▶

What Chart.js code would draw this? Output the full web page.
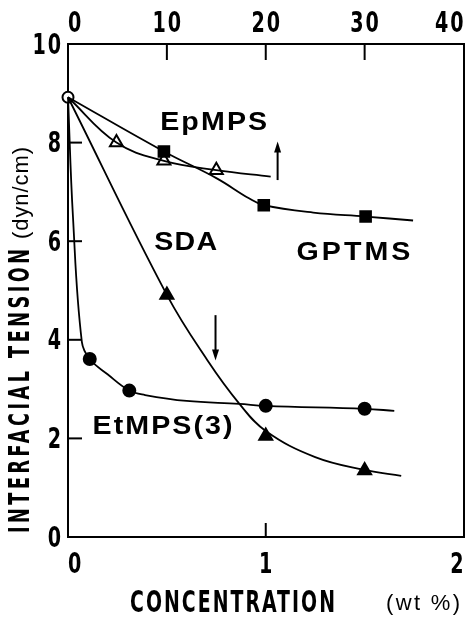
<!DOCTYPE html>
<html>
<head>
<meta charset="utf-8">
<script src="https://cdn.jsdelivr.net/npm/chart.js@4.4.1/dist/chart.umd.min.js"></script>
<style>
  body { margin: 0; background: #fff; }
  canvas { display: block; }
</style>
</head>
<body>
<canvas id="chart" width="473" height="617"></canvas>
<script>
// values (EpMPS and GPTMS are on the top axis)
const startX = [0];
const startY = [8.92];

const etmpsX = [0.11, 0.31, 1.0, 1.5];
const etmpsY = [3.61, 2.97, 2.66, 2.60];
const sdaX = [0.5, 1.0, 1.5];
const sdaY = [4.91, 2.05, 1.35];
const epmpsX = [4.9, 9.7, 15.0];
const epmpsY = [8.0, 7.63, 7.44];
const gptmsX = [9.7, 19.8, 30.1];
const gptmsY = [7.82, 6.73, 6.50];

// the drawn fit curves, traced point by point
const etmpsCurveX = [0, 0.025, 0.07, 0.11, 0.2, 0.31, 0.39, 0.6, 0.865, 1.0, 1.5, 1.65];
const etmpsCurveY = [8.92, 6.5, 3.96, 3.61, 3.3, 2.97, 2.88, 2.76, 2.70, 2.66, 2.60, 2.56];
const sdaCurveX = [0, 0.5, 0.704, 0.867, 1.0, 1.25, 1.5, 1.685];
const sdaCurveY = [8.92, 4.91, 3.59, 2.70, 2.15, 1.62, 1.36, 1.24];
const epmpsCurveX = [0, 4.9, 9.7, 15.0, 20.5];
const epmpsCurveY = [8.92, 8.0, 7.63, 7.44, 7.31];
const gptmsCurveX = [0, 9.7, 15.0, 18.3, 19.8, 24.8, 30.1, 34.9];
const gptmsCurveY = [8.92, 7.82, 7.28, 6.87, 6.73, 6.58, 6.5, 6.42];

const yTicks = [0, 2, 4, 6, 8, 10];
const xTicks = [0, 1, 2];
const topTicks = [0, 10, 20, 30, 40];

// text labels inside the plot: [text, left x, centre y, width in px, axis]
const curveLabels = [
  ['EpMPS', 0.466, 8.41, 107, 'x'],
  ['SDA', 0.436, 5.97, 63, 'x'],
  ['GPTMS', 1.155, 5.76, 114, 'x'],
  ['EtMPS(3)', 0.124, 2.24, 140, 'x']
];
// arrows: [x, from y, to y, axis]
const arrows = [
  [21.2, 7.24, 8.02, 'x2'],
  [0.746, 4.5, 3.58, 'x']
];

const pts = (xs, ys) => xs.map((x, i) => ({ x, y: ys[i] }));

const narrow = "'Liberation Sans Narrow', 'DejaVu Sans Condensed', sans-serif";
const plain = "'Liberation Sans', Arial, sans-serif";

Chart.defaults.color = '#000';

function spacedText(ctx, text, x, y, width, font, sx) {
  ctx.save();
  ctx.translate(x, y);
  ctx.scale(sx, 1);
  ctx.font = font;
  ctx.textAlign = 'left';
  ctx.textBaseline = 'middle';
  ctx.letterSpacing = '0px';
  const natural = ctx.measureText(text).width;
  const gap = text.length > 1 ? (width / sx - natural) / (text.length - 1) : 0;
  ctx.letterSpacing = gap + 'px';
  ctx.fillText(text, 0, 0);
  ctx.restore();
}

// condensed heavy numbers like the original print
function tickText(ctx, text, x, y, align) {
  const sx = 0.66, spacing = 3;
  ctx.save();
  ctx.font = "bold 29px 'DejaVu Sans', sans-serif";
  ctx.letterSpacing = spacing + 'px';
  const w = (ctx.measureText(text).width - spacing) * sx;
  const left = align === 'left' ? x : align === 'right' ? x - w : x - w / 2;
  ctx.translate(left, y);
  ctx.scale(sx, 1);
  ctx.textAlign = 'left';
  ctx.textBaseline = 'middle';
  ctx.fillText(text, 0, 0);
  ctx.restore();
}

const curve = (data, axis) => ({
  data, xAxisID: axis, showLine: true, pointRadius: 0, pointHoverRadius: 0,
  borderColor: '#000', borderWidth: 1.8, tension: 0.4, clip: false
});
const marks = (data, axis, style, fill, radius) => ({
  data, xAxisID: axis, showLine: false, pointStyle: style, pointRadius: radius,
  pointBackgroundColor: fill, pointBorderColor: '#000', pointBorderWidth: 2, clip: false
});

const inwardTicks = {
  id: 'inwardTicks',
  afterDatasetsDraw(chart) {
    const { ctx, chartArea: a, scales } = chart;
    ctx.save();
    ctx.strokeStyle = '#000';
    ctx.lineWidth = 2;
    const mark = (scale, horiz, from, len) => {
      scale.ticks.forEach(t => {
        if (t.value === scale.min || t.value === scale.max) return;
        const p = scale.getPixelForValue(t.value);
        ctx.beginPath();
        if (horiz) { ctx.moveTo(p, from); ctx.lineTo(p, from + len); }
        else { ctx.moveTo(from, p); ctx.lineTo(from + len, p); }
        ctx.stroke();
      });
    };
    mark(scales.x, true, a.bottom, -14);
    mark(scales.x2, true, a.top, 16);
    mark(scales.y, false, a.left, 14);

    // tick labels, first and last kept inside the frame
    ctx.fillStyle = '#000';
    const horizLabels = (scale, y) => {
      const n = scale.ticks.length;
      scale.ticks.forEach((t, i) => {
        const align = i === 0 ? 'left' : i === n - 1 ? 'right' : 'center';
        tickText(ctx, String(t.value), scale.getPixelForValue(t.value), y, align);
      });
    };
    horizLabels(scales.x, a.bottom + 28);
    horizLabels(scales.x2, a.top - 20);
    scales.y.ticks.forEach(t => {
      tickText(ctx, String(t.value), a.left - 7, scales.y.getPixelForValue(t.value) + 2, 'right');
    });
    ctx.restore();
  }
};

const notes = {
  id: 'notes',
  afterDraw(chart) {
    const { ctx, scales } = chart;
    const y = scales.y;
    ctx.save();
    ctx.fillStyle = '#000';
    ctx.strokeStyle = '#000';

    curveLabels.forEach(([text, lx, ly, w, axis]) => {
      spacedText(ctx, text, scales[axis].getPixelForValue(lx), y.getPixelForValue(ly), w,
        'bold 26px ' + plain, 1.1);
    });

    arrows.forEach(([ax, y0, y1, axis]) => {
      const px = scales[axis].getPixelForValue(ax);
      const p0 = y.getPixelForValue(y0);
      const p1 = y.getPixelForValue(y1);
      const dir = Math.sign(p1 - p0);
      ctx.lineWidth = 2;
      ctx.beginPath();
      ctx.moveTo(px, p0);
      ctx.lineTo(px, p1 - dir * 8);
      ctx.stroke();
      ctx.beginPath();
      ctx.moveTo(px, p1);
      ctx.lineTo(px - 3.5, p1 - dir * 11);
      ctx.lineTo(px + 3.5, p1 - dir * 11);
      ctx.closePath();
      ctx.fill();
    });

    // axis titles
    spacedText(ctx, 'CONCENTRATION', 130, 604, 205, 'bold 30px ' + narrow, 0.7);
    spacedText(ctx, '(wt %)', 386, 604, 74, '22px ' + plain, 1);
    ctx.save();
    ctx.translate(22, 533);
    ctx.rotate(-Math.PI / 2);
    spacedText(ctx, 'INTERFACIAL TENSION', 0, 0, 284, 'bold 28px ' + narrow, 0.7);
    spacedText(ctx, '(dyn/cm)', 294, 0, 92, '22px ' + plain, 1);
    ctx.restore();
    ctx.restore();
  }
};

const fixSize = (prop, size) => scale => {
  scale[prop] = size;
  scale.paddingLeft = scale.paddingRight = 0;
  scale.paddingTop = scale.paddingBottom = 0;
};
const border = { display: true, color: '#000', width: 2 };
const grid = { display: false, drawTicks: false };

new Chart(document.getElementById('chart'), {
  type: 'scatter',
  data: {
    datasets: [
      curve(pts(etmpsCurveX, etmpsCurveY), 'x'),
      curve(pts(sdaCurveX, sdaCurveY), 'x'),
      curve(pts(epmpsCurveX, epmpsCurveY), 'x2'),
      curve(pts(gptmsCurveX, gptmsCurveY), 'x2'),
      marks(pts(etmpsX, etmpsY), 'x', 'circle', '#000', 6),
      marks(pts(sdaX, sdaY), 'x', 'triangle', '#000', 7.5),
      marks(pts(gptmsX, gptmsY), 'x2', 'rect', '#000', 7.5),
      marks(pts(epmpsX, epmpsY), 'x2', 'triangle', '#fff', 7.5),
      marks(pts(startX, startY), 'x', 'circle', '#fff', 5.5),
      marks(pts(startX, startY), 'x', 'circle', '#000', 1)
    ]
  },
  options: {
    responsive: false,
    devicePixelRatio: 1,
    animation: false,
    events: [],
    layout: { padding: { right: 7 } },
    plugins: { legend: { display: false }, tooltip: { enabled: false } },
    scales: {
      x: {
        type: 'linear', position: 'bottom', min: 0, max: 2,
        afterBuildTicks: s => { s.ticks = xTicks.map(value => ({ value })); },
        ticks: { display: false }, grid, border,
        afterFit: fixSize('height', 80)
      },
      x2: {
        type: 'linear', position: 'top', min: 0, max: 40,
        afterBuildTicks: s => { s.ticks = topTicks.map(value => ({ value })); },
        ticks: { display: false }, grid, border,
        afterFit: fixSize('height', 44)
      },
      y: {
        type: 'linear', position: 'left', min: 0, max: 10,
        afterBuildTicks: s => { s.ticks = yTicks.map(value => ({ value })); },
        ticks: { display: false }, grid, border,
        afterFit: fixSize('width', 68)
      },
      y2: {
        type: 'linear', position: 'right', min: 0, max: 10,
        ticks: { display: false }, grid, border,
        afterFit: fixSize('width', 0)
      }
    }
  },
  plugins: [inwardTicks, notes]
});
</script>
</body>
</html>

◀

Task goal » Return nothing but the lines running from the start of the data to the line with "const startY = [8.92];", please, both ends included and no pictures.

Solution »
What Chart.js code would draw this? Output the full web page.
<!DOCTYPE html>
<html>
<head>
<meta charset="utf-8">
<script src="https://cdn.jsdelivr.net/npm/chart.js@4.4.1/dist/chart.umd.min.js"></script>
<style>
  body { margin: 0; background: #fff; }
  canvas { display: block; }
</style>
</head>
<body>
<canvas id="chart" width="473" height="617"></canvas>
<script>
// values (EpMPS and GPTMS are on the top axis)
const startX = [0];
const startY = [8.92];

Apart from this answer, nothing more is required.